25.02.2020; Vortrag
Tuning Electronic Quantum Materials
Electronic Quantum Materials are characterised by strong interactions between electrons giving rise to exciting new phenomena and properties. For instance, many ordered states are formed due to the electronic interactions including superconductivity and magnetism. Such states are the basis for applications like magnetic resonance imaging used in medicine. We use measurements of magnetic, thermodynamic, and electronic bulk properties whilst tuning the materials in extreme conditions of high pressure, large magnetic fields, and low temperatures to unravel the mechanism and underlying electronic interactions. The comparison of our results with models and theories contributes to a better understanding and may provide the basis for future applications.

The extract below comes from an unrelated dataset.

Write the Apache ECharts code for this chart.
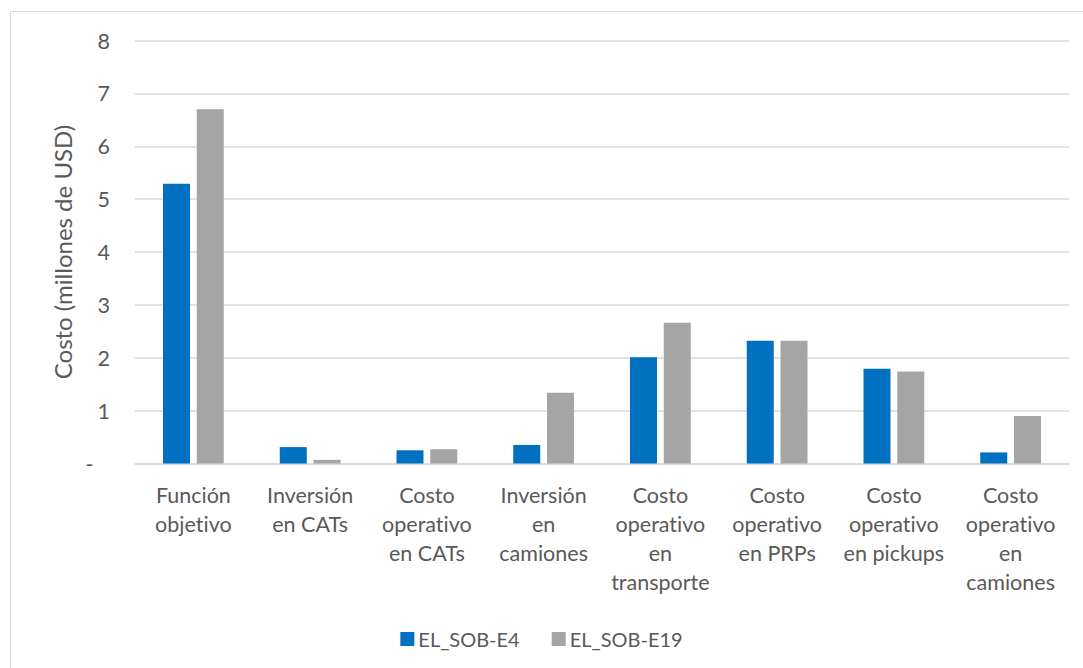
<!DOCTYPE html>
<html>
<head>
<meta charset="utf-8">
<script src="https://cdn.jsdelivr.net/npm/echarts@6/dist/echarts.min.js"></script>
<style>
html,body{margin:0;padding:0;background:#fff;}
#chart{width:1083px;height:668px;font-variant-ligatures:none;font-feature-settings:"liga" 0, "clig" 0;}
#chart text{font-variant-ligatures:none;font-feature-settings:"liga" 0, "clig" 0;}
</style>
</head>
<body>
<div id="chart"></div>
<script>
const categories = [
  "Función\nobjetivo",
  "Inversión\nen CATs",
  "Costo\noperativo\nen CATs",
  "Inversión\nen\ncamiones",
  "Costo\noperativo\nen\ntransporte",
  "Costo\noperativo\nen PRPs",
  "Costo\noperativo\nen pickups",
  "Costo\noperativo\nen\ncamiones"
];
const seriesNames = ["EL_SOB-E4", "EL_SOB-E19"];
const valuesE4 = [5.29, 0.31, 0.25, 0.35, 2.01, 2.32, 1.79, 0.21];
const valuesE19 = [6.70, 0.07, 0.27, 1.34, 2.66, 2.32, 1.74, 0.90];
const yTicks = { min: 0, max: 8, interval: 1 };
const yTitle = "Costo (millones de USD)";

const FONT = "Lato";
const TXT = "#595959";
const chart = echarts.init(document.getElementById('chart'), null, {renderer: 'svg'});
chart.setOption({
  animation: false,
  backgroundColor: '#ffffff',
  textStyle: { fontFamily: FONT },
  graphic: [{
    type: 'rect', silent: true,
    shape: { x: 10.5, y: 11.5, width: 1200, height: 800 },
    style: { fill: 'none', stroke: '#d9d9d9', lineWidth: 1 }
  }],
  grid: { left: 135, right: 14, top: 40.5, bottom: 204.5, containLabel: false },
  legend: {
    data: seriesNames,
    bottom: 14,
    left: 'center',
    itemWidth: 14, itemHeight: 14,
    itemGap: 32,
    icon: 'rect',
    textStyle: { color: TXT, fontSize: 20, fontFamily: FONT, padding: [0,0,0,-1] }
  },
  xAxis: {
    type: 'category',
    data: categories,
    axisTick: { show: false },
    axisLine: { lineStyle: { color: '#d9d9d9', width: 1.5 } },
    axisLabel: {
      color: TXT, fontSize: 21.5, fontFamily: FONT, lineHeight: 29,
      margin: 17, interval: 0, align: 'center'
    }
  },
  yAxis: {
    type: 'value',
    min: yTicks.min, max: yTicks.max, interval: yTicks.interval,
    name: yTitle,
    nameLocation: 'middle',
    nameGap: 58,
    nameTextStyle: { color: TXT, fontSize: 24, fontFamily: FONT },
    axisLine: { show: false },
    axisTick: { show: false },
    splitLine: { lineStyle: { color: '#d9d9d9', width: 1.5 } },
    axisLabel: {
      color: TXT, fontSize: 21.5, fontFamily: FONT, margin: 25,
      formatter: function (v) { return v === 0 ? '-   ' : String(v); }
    }
  },
  series: [
    { name: seriesNames[0], type: 'bar', data: valuesE4, barWidth: 27, barGap: '25%',
      itemStyle: { color: '#0070C0' } },
    { name: seriesNames[1], type: 'bar', data: valuesE19, barWidth: 27, barGap: '25%',
      itemStyle: { color: '#A5A5A5' } }
  ]
});
</script>
</body>
</html>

In my talk, I will present an overview of our studies of electronic quantum materials ranging from magnetic phase transitions at zero temperature to high-temperature superconductivity at high pressures. For instance, we have discovered a new class of magnetic phase transitions at zero temperature: a so-called quantum tricritical point giving rise to quantum fluctuations associated with two ordered states1. We demonstrate how this arises in the ferromagnet NbSe2. As another example, I will present results from our high-pressure studies of conventional and unconventional superconductors where we observe peculiar competition between superconductivity and charge order. I will conclude with and outlook including record superconductors with transition temperatures approaching room temperature.